Kung Quoi?
On me signale que le lecteur au fond à gauche ne sait pas de quoi nous parlons. Pour ceux qui ont fait le choix salutaire d’être «déconnecté», sachez que Kung Fury n’est pas le nom d’un restaurant asiatique, ni d’un club d’arts martiaux. Non, Kung Fury est en réalité un moyen-métrage produit en partie grâce au financement participatif. En 2013, le projet d’un film rendant hommage aux séries B les plus miteuses apparaît sur Kickstarter. Si le réalisateur David Sandberg parvient à rassembler 200’000 dollars, il promet la sortie de Kung Fury. Afin de motiver les internautes à soutenir son projet, Sandberg publie une bande-annonce qui transpire les années 80. Jugez plutôt:
La recette du succès
Synthé + nostalgie des années 80 + des explosions + des nazis + de dinosaures + des vikings = le cocktail parfait pour vous garantir le succès. Et ça n’a pas manqué. La bande-annonce a fait le tour du monde et David Sandberg a récolté plus de 630’000 dollars en un mois sur Kickstarter. Deux ans plus tard, voilà que le film est soutenu par David Hasselhoff himself dans un clip tout droit sortie d’une autre époque. Mieux (ou pire, c’est selon), Kung Fury se voit sélectionné à la Quinzaine des réalisateurs du Festival de Cannes.
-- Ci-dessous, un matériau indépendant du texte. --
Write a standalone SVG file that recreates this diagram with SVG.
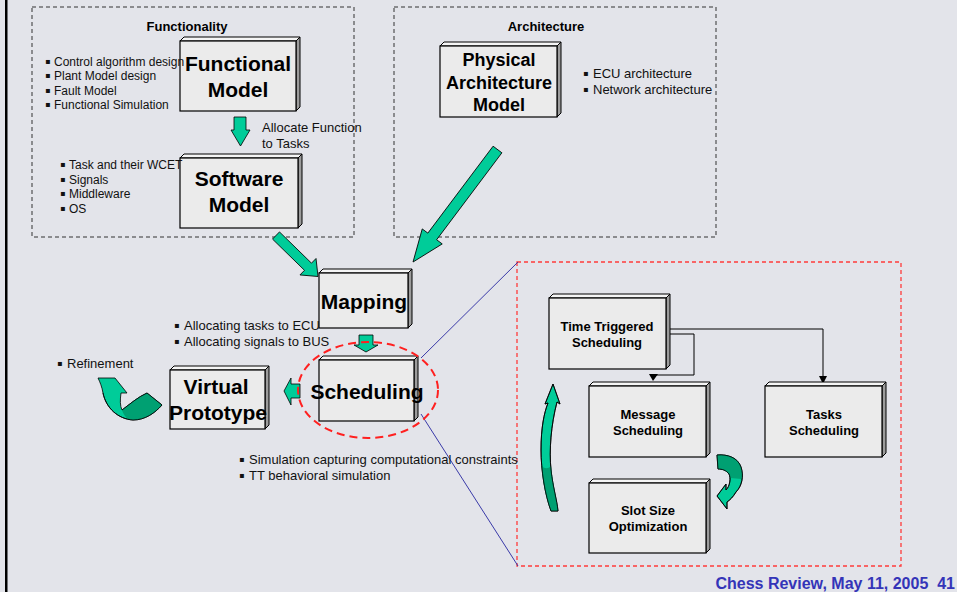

Disponible sur YouTube depuis la fin du mois de mai, le film a déjà accumulé plus de 10 millions de vues, prouvant, si besoin était, que la nostalgie est une affaire qui roule.
Fun mais sans surprise
Si Kung Fury remplit parfaitement son contrat (du fun et de la surenchère décomplexés), il s’avère également sans surprise et flemmard dans son écriture. Rassemblant un maximum de clichés, une forte odeur de produit bien calculé se dégage de ces 30 minutes, à tel point qu’on a l’impression que la bande-annonce se suffisait à elle-même. C’est pourquoi j’aurais tendance à plutôt vous conseiller la fabuleuse série australienne Danger 5 qui joue avec les mêmes clichés et références que Kung Fury mais qui bénéficie d’une écriture plus soignée et ne souffre pas de problèmes de rythme. Infiniment plus original, Danger 5 propose un univers personnel qui ne se contente pas d’aligner les clichés gros comme des tyrannosaures. En bref, Danger 5 est doté d’une âme – ce qui fait cruellement défaut à Kung Fury – et s’avère donc tout de suite plus attachant.
Danger 5
Créé en 2012, Danger 5 est une série produite par la chaîne de télévision publique SBS ONE, soit l’équivalent australien de la RTS (!). Mettant en scène les aventures d’une équipe internationale formée de cinq agents secrets, Danger 5 est certainement ce qui s’est fait de plus drôle dans le genre. Après une première saison nous plongeant dans l’ambiance des films d’espionnage des années 60 et 70, les 7 épisodes de la deuxième saison font la place belle aux néons des années 80.
Comique de répétition
Le principe est toujours le même : en début d’épisode, le boss du Danger 5, le Colonel « Chestbridge », mi-homme mi-aigle, charge ses hommes d’une nouvelle mission. Le briefing se conclut inlassablement par la même phrase « et bien sûr, tuez Hitler ! ». La richesse de Danger 5 repose sur un savant mélange de répétitions et de variations. Si la structure des épisodes est toujours la même, chacun d’eux présente une mission originale et offre son lot de nouveautés. Chaque mission s’achève sur la fuite du Führer que les cinq agents ne parviennent jamais à tuer. Au fil des épisodes, nous retrouvons dinosaures, hommes aux têtes d’animaux et moult références aux cultures populaires et asiatiques mais contrairement à Kung Fury, ces éléments sont ici finement dosés et mieux exploités dans la narration.
Rétro, kitsch, hilarant et outrancier ; Danger 5 est un délicieux pastiche de différents genres qui s’avère à la fois plus fin, plus original et plus divertissant que Kung Fury. En attendant que la RTS produise une série de cette qualité… jetez-vous sur Danger 5.